Pela repetição de sua conduta, o devedor reiterado pode dificultar a livre concorrência e, neste caso, pode se sujeitar a regimes especiais de controle de pagamento e fiscalização, desde que a medida imposta pelo Fisco seja proporcional, isto é, adequada, necessária e não excessiva, na linha do entendimento do Supremo Tribunal Federal e como determinam o artigo 2º, parágrafo único e o artigo 3º, II do PL 284/2017[7].

A elaboração de lei complementar que regule o artigo 146-A da Constituição Federal é essencial para a preservação da livre-iniciativa e da lealdade de concorrência. Com promulgação da lei complementar objeto do PL 284/2017, as administrações tributárias terão parâmetros uniformes para produzir normas tendentes a neutralizar vantagens competitivas fundadas em transgressões tributárias. Os contribuintes, por sua vez, estarão protegidos pelas limitações estabelecidas, evitando-se abusos.

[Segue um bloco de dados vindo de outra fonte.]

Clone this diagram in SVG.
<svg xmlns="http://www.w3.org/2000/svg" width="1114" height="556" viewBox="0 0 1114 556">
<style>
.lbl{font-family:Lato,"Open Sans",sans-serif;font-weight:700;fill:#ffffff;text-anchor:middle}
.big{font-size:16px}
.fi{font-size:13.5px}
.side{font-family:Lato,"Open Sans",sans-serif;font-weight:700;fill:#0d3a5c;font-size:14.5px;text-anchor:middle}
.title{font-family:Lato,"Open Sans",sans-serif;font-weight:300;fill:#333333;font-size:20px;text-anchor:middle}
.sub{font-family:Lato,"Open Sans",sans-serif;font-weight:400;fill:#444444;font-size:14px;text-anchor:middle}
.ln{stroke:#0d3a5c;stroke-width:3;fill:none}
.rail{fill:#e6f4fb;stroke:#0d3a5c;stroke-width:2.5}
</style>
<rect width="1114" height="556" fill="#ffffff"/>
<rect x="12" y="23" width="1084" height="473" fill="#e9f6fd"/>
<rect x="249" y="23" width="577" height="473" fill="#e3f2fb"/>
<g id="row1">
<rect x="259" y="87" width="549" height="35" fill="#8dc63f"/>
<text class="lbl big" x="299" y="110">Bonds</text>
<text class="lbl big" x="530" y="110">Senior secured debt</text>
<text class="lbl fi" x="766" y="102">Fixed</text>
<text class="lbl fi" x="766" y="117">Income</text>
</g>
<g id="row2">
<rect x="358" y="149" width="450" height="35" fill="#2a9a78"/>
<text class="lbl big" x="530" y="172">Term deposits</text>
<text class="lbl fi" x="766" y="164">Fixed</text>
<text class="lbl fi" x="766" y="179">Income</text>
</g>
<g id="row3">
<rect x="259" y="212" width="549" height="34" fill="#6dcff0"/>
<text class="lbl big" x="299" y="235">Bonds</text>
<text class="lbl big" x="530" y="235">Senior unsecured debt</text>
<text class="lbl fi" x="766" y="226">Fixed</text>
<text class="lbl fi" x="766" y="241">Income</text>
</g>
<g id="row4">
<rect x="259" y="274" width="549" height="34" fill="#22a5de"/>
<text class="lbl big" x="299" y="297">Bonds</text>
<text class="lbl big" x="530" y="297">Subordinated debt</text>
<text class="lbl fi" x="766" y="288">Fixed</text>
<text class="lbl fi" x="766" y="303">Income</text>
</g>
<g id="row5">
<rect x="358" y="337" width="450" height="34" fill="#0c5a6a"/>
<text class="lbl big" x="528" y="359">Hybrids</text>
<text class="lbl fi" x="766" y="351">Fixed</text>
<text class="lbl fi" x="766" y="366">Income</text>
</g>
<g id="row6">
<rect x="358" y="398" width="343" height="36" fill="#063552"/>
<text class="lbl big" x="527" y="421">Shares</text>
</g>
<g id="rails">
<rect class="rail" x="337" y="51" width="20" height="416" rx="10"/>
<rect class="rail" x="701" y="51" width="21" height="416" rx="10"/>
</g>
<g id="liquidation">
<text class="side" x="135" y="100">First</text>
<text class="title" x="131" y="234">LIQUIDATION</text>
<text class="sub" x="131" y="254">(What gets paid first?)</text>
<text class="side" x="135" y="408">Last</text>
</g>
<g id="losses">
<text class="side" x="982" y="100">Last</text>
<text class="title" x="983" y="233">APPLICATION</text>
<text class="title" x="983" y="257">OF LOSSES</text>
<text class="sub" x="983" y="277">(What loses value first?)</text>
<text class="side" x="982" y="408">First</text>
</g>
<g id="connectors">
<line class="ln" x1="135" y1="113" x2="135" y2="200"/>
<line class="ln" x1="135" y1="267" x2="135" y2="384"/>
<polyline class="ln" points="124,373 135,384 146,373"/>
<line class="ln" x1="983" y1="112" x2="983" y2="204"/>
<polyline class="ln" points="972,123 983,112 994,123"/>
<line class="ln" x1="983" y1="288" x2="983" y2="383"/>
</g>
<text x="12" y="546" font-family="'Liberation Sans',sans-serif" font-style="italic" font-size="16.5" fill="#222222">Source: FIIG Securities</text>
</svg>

[1] Há ação direta de inconstitucionalidade perante o Supremo Tribunal Federal questionando esse tipo de medida (ADI 4.854-RS).

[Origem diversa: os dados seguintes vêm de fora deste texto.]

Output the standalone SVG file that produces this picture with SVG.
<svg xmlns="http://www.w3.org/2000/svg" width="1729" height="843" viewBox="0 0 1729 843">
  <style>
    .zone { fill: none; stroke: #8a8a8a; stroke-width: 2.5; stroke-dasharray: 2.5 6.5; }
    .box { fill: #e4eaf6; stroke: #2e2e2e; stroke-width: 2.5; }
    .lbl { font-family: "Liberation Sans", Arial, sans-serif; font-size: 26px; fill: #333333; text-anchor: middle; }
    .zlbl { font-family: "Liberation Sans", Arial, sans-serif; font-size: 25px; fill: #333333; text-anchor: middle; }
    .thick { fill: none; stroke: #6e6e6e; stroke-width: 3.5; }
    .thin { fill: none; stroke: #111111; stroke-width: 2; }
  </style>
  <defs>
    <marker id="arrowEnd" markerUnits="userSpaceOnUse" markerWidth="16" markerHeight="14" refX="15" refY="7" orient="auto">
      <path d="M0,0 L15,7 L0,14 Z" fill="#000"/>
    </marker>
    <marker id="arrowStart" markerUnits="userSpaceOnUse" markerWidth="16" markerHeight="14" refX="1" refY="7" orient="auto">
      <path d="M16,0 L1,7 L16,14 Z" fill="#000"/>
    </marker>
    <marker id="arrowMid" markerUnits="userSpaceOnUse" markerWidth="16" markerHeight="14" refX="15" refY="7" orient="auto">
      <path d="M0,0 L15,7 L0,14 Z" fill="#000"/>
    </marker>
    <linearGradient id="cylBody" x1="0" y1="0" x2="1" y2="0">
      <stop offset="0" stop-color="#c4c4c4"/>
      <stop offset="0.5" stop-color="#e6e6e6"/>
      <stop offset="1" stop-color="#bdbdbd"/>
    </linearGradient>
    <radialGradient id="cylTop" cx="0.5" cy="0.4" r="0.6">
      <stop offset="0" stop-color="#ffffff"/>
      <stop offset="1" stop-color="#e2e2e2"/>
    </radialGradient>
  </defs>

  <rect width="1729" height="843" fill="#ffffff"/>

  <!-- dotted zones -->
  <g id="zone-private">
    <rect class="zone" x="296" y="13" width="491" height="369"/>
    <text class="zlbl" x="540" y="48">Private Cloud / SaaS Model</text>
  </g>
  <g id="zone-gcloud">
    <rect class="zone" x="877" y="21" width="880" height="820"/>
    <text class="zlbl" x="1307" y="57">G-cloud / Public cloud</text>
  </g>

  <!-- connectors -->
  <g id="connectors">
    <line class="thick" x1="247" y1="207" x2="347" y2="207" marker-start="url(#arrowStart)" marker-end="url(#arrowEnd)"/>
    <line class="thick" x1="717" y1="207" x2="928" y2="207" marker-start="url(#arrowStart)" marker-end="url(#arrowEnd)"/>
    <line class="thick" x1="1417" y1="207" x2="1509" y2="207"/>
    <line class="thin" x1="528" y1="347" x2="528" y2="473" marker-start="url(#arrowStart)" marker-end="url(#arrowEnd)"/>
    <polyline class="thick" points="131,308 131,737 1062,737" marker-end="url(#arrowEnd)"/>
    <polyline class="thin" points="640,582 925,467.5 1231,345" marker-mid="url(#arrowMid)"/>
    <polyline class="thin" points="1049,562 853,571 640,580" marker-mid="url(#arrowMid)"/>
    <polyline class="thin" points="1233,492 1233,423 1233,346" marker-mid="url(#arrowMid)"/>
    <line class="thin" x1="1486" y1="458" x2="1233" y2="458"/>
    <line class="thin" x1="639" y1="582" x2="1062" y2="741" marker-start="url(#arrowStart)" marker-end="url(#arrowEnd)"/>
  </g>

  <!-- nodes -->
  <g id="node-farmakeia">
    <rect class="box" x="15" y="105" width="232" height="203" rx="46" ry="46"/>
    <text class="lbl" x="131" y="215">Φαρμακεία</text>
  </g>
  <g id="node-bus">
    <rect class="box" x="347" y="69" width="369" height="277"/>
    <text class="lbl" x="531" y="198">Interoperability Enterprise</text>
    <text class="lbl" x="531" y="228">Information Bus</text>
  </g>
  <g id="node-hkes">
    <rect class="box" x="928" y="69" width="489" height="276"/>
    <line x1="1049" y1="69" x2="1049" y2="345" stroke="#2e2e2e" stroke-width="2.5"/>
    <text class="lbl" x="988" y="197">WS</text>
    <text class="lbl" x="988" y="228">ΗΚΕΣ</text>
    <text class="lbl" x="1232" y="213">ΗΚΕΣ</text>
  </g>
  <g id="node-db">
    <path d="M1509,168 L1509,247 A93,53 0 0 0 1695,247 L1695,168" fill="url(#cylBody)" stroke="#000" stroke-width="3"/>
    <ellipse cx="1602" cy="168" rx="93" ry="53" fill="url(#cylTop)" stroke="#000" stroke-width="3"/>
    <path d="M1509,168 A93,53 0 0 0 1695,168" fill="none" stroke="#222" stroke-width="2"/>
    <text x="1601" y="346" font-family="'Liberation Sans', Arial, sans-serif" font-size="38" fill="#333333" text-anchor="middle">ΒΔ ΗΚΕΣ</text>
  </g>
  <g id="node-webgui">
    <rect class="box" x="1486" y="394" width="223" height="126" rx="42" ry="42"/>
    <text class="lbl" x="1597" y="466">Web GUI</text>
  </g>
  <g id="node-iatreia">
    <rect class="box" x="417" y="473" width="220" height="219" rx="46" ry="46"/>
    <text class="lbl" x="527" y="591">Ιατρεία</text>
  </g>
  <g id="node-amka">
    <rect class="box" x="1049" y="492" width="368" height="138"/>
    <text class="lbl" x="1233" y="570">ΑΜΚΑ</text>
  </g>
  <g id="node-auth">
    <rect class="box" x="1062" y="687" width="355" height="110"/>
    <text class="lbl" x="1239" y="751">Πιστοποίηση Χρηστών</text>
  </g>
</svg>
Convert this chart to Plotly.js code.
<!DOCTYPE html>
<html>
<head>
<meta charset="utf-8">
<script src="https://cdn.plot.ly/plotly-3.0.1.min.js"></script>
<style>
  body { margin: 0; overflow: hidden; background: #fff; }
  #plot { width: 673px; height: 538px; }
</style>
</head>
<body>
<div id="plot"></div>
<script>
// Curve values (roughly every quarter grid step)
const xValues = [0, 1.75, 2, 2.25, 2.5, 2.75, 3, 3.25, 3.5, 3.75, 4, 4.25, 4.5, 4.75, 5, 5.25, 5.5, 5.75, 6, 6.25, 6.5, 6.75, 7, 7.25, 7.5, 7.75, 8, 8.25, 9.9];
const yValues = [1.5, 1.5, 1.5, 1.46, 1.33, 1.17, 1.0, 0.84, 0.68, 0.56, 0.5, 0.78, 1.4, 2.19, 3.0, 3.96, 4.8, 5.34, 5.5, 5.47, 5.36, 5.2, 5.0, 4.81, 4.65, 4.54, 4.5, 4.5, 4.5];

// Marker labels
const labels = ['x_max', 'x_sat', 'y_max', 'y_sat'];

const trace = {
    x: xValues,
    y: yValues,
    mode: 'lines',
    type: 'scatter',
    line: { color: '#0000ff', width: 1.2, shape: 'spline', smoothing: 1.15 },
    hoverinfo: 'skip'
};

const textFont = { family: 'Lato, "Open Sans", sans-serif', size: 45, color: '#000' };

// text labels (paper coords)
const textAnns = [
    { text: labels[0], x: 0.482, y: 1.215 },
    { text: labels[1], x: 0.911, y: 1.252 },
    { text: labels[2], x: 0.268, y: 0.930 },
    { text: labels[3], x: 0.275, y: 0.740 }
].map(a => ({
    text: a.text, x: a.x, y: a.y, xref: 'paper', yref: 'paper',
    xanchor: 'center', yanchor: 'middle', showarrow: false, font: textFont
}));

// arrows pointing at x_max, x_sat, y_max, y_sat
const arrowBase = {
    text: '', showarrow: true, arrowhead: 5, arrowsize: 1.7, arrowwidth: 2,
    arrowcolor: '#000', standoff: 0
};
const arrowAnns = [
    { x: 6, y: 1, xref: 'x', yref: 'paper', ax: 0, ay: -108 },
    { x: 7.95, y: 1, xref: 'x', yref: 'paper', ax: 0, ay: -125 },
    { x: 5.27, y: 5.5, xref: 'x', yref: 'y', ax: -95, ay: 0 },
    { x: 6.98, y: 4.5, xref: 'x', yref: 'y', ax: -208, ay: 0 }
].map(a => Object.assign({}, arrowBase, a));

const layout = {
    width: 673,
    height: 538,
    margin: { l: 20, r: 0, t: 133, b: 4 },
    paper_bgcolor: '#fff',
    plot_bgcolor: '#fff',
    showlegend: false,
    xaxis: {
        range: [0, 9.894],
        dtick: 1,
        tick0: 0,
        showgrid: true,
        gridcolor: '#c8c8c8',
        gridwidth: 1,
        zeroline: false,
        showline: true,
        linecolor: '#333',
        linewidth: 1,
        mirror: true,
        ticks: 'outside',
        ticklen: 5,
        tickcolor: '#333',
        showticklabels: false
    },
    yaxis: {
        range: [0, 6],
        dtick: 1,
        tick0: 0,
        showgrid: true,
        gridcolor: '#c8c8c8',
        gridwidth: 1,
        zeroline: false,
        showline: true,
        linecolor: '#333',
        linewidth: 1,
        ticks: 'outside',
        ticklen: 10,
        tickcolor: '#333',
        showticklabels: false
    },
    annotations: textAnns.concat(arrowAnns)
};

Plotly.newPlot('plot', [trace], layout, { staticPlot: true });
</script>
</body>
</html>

[2] “(…) uma das formas de quebra da lealdade como base da concorrência está justamente na utilização de práticas ilícitas (concorrência proibida), para obter uma vantagem concorrencial irreversível. (…) A lei brasileira não pune os agentes econômicos por condutas em si anticoncorrenciais. O tipo infrativo não está, pois, na conduta, mas no efeito anticompetitivo que ela provoca sobre a livre concorrência e a livre iniciativa (…). Menciona-se, por sua relevância, um caso sui generis de concorrência proibida, localizada no possível efeito anticompetitivo de determinada prática tributária, a despeito de reiteradas autuações, por força do não recolhimento de tributo considerado devido pelo fisco”. FERRAZ JUNIOR, Tercio Sampaio. Práticas tributarias e abuso de poder econômico. In: Revista de Direito da Concorrência, n. 9. Jan-mar, 2006, pp. 134-135.

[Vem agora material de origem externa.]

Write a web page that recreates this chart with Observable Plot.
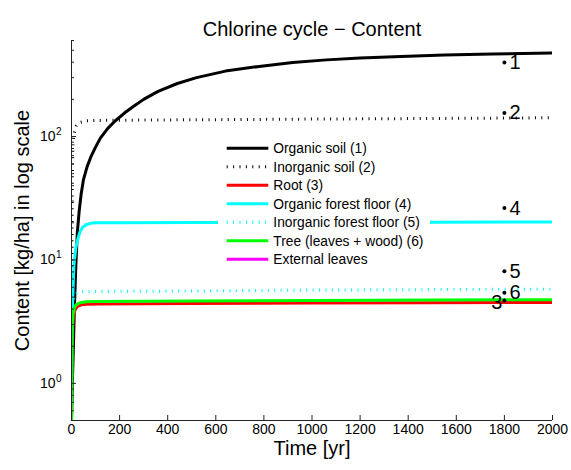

[3] Trecho do voto do ministro Cezar Peluso, relator para acordão da AC 1.657-MC-RJ, j. 27/6/2007, Tribunal Pleno, DJ 31/8/2007.
[4]: “(…) a situação de privilégio acarreta desestruturação do mercado de combustíveis ao assegurar a uma só empresa a aquisição de combustíveis, junto à refinaria, por preço inferior ao que é cobrado às demais empresas do setor, em afronta ao princípio da livre concorrência” (STF, MS QO 24.159, Tribunal Pleno, rel. min. Ellen Gracie, j. 26/6/2002.
[5] “Não há que se falar em sanção política se as restrições à prática de atividade econômica objetivam combater estruturas empresariais que têm na inadimplência tributária sistemática e consciente sua maior vantagem concorrencial. Para ser tida como inconstitucional, a restrição ao exercício de atividade econômica deve ser desproporcional e não-razoável” (STJ, ADI 173/DF, rel. min. Joaquim Barbosa, j. 25/9/2008.
[6] https://www.conjur.com.br/2018-out-15/hamilton-dias-souza-preciso-distinguir-devedores-tributos
[7] Os referidos dispositivos preveem que os critérios especiais de tributação devem ser determinados por procedimento público, após decisão motivada, com respeito aos princípios da proporcionalidade, do contraditório e da ampla defesa e poderá ser reavaliado se comprovada a cessação dos motivos que os justificaram.